| What is required |
Filter the listing below, copying every line in which the word "chart" appears.
_ _ _ _ _
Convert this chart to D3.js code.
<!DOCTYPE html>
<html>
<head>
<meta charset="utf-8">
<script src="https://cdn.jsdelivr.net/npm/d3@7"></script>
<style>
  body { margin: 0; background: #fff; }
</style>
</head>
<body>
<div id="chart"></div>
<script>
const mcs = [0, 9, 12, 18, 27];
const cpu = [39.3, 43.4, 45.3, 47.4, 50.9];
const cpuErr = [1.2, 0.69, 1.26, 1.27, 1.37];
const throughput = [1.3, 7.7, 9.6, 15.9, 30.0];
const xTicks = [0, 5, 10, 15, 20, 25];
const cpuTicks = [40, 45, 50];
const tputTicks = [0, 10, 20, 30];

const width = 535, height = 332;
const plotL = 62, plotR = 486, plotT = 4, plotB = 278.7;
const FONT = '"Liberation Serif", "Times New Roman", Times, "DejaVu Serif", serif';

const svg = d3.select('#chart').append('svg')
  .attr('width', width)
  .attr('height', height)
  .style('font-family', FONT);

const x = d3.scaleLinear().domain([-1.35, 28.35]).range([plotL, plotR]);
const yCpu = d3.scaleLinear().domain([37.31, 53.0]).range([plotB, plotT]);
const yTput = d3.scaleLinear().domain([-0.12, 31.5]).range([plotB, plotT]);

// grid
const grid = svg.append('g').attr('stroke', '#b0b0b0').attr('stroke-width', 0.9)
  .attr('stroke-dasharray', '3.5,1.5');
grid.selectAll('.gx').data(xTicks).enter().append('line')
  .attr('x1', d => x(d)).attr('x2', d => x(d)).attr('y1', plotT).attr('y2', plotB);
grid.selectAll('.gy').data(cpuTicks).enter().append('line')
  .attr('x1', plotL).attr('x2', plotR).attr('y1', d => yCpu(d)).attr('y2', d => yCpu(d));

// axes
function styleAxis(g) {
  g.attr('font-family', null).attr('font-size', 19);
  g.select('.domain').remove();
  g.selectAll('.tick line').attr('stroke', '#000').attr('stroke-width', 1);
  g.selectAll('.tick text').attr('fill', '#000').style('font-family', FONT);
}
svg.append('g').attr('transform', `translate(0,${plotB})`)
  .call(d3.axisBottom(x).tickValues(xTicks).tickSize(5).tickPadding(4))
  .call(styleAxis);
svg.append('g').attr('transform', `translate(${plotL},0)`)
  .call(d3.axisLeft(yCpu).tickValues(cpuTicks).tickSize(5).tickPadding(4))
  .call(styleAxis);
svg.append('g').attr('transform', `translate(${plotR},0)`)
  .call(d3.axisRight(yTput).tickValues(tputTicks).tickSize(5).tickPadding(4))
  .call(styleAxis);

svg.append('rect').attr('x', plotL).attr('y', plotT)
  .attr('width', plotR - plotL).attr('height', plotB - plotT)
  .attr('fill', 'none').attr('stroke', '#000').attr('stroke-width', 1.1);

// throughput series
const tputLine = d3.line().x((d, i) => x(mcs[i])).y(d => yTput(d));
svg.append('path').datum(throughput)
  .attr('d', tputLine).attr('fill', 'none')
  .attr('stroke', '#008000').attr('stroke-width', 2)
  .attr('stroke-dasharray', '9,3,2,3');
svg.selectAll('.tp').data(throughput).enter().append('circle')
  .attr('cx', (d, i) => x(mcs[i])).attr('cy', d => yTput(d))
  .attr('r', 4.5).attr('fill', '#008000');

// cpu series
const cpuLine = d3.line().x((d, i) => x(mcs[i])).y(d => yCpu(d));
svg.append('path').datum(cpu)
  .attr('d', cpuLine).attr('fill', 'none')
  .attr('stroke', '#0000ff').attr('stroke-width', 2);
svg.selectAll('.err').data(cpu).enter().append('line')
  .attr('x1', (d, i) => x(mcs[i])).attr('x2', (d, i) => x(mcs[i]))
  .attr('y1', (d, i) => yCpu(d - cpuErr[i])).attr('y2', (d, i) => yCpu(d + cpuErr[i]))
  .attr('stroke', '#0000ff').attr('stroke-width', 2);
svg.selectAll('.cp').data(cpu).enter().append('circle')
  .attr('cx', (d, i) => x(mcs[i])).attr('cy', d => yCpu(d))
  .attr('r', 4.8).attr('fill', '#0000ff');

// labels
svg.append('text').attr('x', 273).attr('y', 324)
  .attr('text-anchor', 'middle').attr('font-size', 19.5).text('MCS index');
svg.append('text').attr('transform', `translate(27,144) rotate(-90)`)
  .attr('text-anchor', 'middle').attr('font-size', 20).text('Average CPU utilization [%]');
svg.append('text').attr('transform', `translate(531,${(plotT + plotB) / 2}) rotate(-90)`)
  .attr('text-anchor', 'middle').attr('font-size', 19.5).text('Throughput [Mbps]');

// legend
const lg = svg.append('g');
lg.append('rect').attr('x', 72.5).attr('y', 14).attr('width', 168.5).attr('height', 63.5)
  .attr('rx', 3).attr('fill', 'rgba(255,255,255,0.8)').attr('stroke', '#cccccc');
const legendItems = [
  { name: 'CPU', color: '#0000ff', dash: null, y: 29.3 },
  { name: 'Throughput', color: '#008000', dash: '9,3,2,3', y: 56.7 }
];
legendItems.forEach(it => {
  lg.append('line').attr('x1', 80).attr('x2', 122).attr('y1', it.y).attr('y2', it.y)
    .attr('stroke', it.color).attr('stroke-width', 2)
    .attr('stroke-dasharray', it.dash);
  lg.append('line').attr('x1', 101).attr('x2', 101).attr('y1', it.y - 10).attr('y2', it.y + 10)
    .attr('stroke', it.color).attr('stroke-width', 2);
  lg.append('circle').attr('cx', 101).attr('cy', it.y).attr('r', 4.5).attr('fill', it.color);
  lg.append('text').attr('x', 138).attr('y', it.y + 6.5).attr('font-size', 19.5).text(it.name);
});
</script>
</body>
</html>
_ _ _ _ _
| Output of the task |
Convert this chart to D3.js code.
<div id="chart"></div>
const svg = d3.select('#chart').append('svg')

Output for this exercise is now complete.